In the late 1800’s, the Dodge Cork Company, a family-owned small business headquartered in Lancaster, Pennsylvania, began producing cork closures and surfaces for consumers. During the 1960’s and 70’s, the company expanded its sales domestically and to customers in Canada, providing a resource for businesses, homes, designers, and architects alike. What began as a cork-based production business transitioned into a recycle rubber flooring company. Renamed ECORE International in 1989 the company now sells flooring surfaces manufactured from recycled rubber tires throughout the world.
Although exports are a great source of wealth for many small businesses, international sales provide an array of threats to a company's financial health.

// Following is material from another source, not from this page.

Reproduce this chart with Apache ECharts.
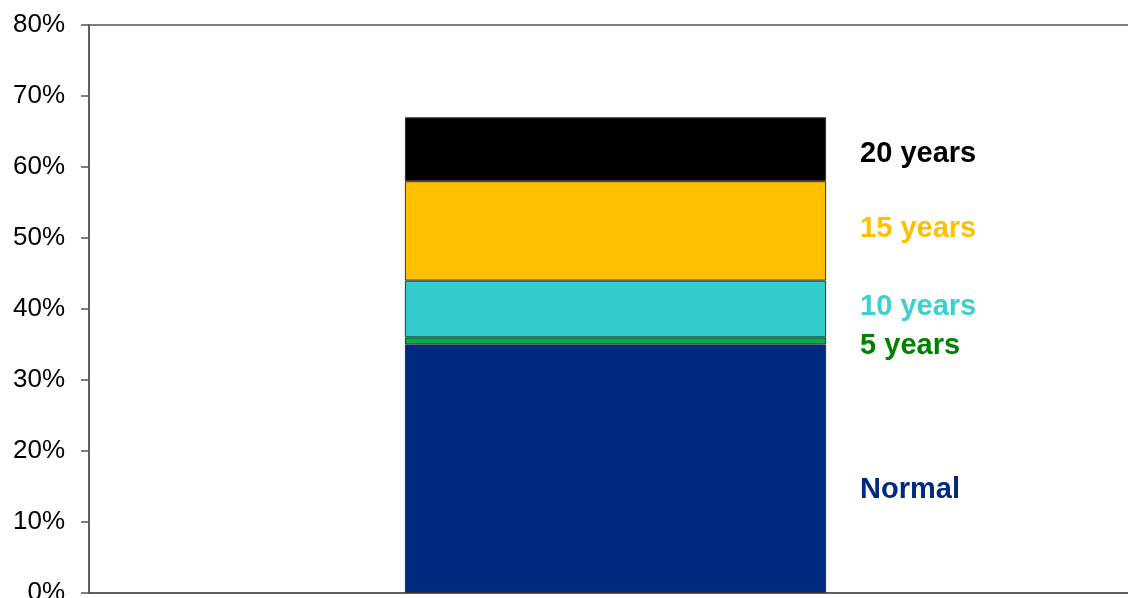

International distributers often expect to but on open-credit terms; while these can allow a seller to be more competitive, global customers do not always pay on time for the products they bought. This results in a loss of working capital for the U.S. -based seller.
After more than a century of evolving operations, ECORE learned about EXIM in 2011 from its trade credit insurance broker Securitas Global Risk Solutions. In April of that year, ECORE started using EXIM Bank’s multii-buyer export credit insurance.
The insurance policy has enabled ECORE to protect against nonpayment risk, reach new buyers through more competitive terms and to finance their international receivables with their bank. Over the past five years since using EXIM, ECORE now has buyers in Mexico, United Arab Emirates, England and Japan. The company’s total sales have grown each year and the business has gone from 265 employees to more than 400 employees during that period, a 51% increase.